Tennessee landed another top-20 class of early college football signees Wednesday, and this one seems like it will stick.
Roughly 11 months after the Volunteers lost multiple early signees due to the firing of Jeremy Pruitt amid a university investigation into rules violations, which resulted in the hiring of Josh Heupel as his successor, Tennessee signed 20 players in a surprisingly strong class given the program's recent turbulence. The Vols as of Wednesday night had Rivals.com's No. 11 class nationally and 247Sports.com's No. 13 class.
"It's a great day for Tennessee football and the future of Tennessee football," Heupel said in a news conference. "When we got here, there was a lot of uncertainty about what Tennessee football was going to look like in the future, but this staff has steadied the ship in who they are. It has shown through, and it's why the culture of Tennessee football has changed and why the trajectory of Tennessee football has changed.
"We added a lot of athleticism on both sides. I love this group."
The Vols had plenty of Southeastern Conference company in the recruiting rankings, with Texas A&M, Alabama and Georgia comprising 247Sports.com's top three spots nationally. The next wave had Kentucky 11th, Missouri 12th, the Vols and then Auburn 14th.
Tennessee landed seven four-star signees, including three who entered Wednesday having yet to publicly declare to the Vols - defensive lineman Tyre West of Tifton, Georgia, running back Justin Williams of Dallas, Georgia, and edge rusher James Pearce of Charlotte. Vols running backs coach Jerry Mack said that Williams is already bigger than sophomore Jabari Small and freshman Jaylen Wright.
"He will bring a power and speed combination," Mack said in an interview on the university's website. "When you look at Justin's physical attributes and his size - he will automatically step in the room and be one of the most powerful backs that we have. Tennessee has a long tradition of getting great backs out of the state of Georgia, and this is going to continue that tradition."
Williams is Tennessee's highest-rated prep running back signee since Eric Gray in 2019 and will be a mid-year enrollee, with Mack adding, "He's not going to be a fish out of water in fall camp."
West wound up being Tennessee's highest-rated signee, checking in at No. 111 nationally on the 247Sports composite rankings. He topped offensive lineman Addison Nichols of Greater Atlanta Christian, who is No. 123 and earned rave reviews Wednesday from Vols offensive coordinator Alex Golesh.
"Addison is really aggressive in the run game and is really good in the pass game," Golesh said. "He's really about as ready of an offensive lineman as you'll find in terms of mentally and physically being committed to prepare to play. He comes from a great program at GAC and has won a ton of football games."
Another four-star signee is quarterback Tayven Jackson of Greenwood, Indiana. The 6-foot-4, 198-pounder committed to the Vols in late April.
"The first thing Tayven is going to bring is a winning attitude," Tennessee quarterbacks coach Joey Halzle said. "He's won two straight state championships and hasn't lost a football game in two years."
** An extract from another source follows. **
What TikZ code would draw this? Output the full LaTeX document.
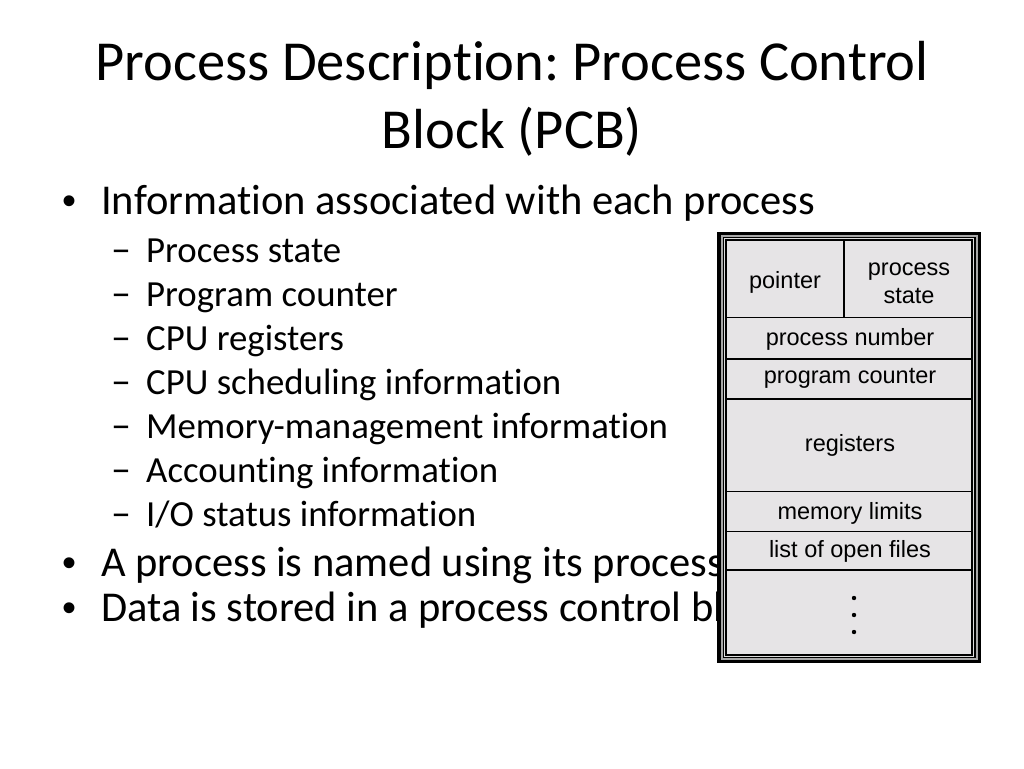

One member of Tennessee's class, three-star defensive lineman Jordan Phillips of Orlando, is already enrolled in Knoxville and going through on-campus workouts for the Music City Bowl on Dec. 30. Defensive line coach Rodney Garner said that Phillips has practiced twice.
"He'll probably get about eight practices here before we report to Nashville, and I think that will pay dividends," Garner said.
Heupel's first early signing class did not contain a single Volunteer State top-10 prospect and only one in the top-20, matching the total attained by Memphis and Vanderbilt. Nearly half of the class hails from Georgia, but Heupel wants to greatly enhance the recruiting success in future years within state lines.
"With this recruiting cycle in particular, that was the biggest hurdle for us to overcome," Heupel said. "The players inside this state heard all of the noise for the two-and-a-half months before I got here and all the noise previously as well. With COVID, we didn't get them on campus right away, so in some ways, I think it was harder in-state than out of state this year a little bit."
A unique combo
Running back signee Dylan Sampson of Baton Rouge apparently has a grade point average that's higher than his 40-yard dash time, which has been officially clocked at 4.32 seconds.
"I'm not sure I've had that before," Heupel said. "That's a rare combination right there. He's just super intelligent and bright, and he's got an engaging personality."